* TASK DIRECTIONS
Copy every line of the records below that holds the word "diagram".

* SUPPLIED DATA
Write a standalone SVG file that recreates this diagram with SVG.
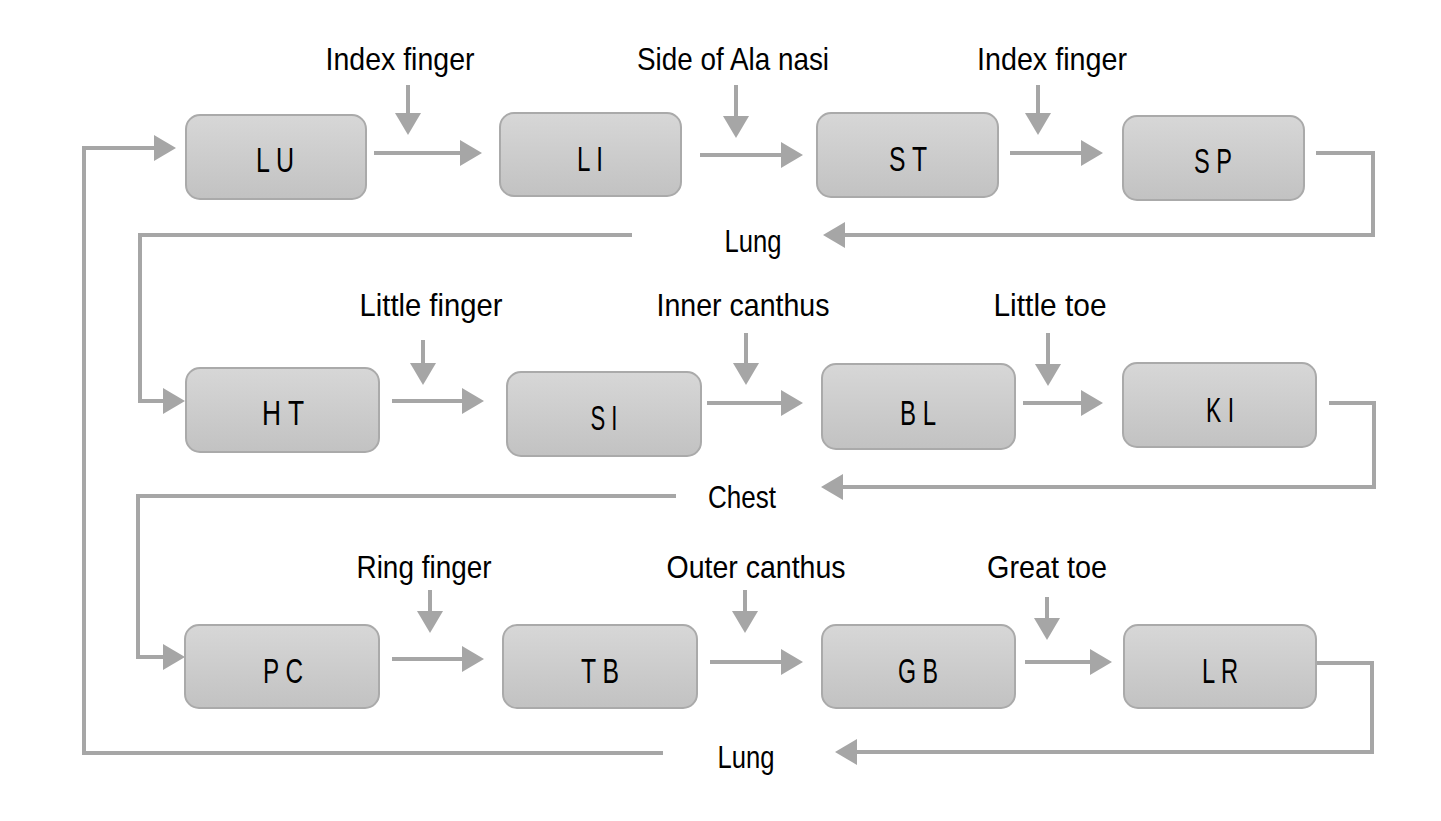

* * *

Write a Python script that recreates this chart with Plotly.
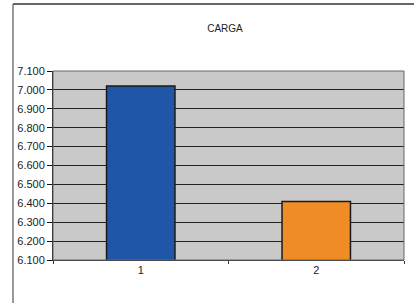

...

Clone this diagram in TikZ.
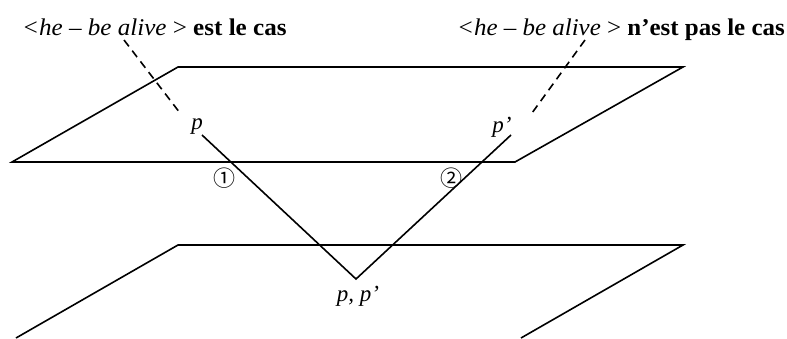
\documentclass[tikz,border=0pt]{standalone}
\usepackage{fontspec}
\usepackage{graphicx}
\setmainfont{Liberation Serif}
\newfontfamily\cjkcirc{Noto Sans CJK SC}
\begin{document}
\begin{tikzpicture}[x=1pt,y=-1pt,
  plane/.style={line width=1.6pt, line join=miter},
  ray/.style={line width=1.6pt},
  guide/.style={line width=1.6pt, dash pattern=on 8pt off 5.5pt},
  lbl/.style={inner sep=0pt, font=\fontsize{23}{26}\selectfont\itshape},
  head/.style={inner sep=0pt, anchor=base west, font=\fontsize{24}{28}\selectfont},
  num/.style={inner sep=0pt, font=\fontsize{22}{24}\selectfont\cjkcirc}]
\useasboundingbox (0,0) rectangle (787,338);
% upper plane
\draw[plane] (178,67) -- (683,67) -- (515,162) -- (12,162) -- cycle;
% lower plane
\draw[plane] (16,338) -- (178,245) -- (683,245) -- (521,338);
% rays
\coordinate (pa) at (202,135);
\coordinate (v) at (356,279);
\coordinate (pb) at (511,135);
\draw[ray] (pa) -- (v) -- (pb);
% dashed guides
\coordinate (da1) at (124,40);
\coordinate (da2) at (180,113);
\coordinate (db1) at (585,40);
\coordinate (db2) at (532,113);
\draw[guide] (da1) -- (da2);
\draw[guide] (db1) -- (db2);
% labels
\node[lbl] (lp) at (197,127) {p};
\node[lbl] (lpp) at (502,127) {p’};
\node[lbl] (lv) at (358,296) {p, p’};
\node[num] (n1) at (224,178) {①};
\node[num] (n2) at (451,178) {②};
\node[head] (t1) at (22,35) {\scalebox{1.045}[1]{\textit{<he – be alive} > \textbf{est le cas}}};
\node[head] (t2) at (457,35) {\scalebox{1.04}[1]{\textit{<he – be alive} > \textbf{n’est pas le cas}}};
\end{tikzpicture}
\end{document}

* WRITTEN ANSWER
Write a standalone SVG file that recreates this diagram with SVG.
Clone this diagram in TikZ.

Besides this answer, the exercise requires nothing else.